Copy out each line of the data that holds the word "matplotlib".

....

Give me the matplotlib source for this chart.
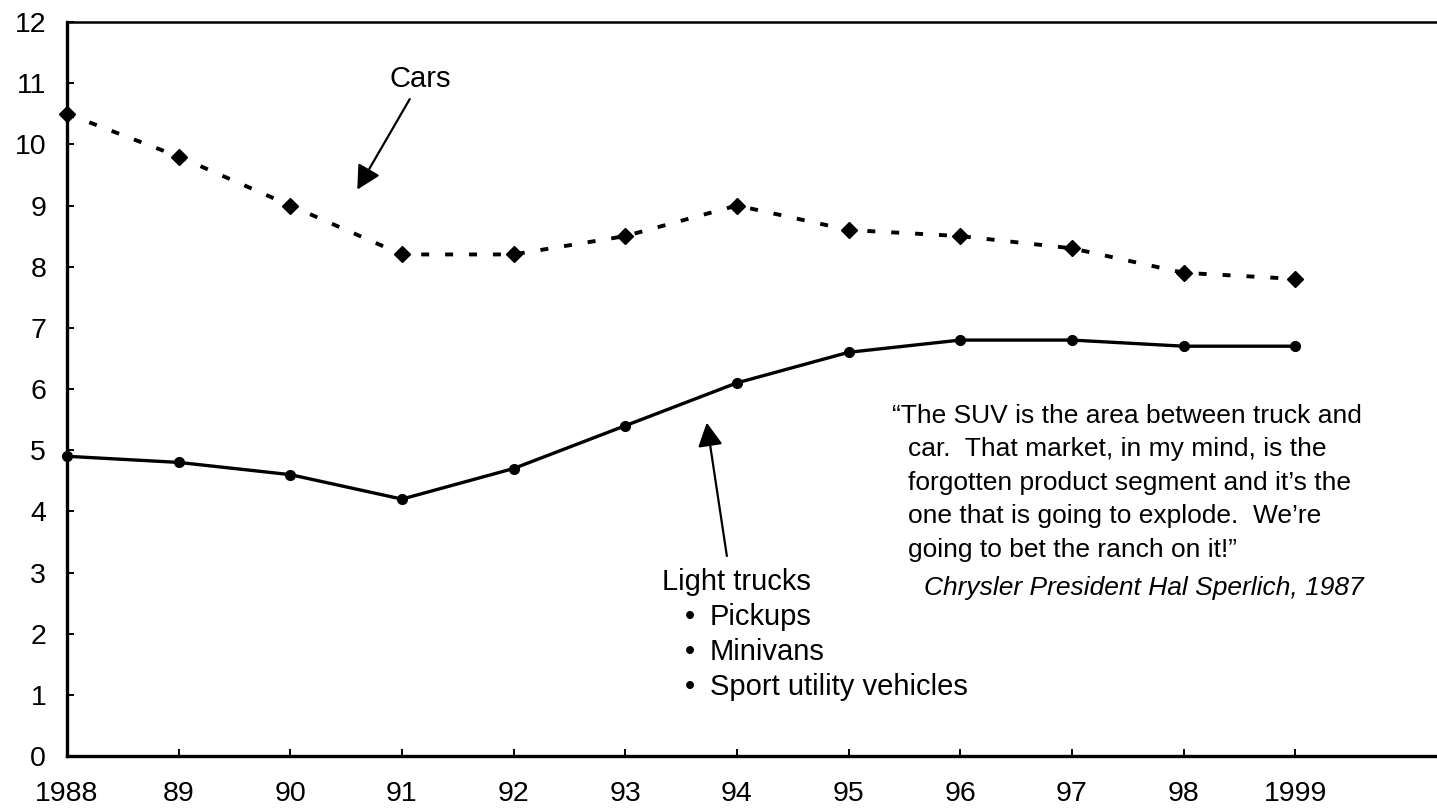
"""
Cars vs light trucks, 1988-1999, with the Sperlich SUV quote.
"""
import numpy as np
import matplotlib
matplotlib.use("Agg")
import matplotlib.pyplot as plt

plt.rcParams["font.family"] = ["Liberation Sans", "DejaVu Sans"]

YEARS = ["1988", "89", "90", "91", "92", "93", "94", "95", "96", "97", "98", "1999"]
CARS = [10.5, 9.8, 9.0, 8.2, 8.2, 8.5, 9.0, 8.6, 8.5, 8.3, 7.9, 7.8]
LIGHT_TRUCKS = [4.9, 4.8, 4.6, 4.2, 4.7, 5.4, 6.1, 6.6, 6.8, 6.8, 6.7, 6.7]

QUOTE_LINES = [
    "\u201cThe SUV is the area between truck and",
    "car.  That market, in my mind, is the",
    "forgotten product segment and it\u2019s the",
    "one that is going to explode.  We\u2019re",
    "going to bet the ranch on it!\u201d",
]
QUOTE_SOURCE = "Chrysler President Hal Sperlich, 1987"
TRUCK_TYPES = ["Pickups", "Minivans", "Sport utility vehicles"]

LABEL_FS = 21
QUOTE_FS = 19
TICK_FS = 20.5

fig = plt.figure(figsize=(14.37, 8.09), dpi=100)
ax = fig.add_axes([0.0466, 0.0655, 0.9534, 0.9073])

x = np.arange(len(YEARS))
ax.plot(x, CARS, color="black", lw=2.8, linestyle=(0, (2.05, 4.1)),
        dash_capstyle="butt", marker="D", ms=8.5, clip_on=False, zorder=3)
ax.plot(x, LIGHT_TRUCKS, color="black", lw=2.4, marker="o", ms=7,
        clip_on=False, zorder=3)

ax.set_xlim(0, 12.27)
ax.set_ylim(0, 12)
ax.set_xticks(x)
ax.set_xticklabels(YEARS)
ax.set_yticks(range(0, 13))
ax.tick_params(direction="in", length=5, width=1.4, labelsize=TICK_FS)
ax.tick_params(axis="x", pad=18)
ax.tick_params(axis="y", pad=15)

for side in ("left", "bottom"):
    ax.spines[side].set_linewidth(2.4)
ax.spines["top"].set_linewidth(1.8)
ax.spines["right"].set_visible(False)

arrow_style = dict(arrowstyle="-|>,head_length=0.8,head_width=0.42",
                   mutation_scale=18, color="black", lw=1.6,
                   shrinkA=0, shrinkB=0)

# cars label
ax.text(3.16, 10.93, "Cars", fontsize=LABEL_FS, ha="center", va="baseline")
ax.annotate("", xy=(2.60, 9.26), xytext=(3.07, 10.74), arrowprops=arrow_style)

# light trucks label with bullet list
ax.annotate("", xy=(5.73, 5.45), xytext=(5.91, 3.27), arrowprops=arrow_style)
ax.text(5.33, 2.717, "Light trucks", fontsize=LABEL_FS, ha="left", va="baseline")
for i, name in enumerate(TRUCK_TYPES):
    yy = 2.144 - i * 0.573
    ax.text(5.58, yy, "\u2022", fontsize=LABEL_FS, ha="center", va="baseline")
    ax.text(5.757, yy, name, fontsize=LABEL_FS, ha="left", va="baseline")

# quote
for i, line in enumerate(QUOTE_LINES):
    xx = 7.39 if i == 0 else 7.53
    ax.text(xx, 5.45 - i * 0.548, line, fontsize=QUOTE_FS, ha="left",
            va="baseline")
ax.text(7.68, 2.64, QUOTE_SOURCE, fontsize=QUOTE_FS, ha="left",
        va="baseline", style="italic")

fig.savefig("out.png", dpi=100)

....

**RESPONSE BELOW:**
Give me the matplotlib source for this chart.
import matplotlib
matplotlib.use("Agg")
import matplotlib.pyplot as plt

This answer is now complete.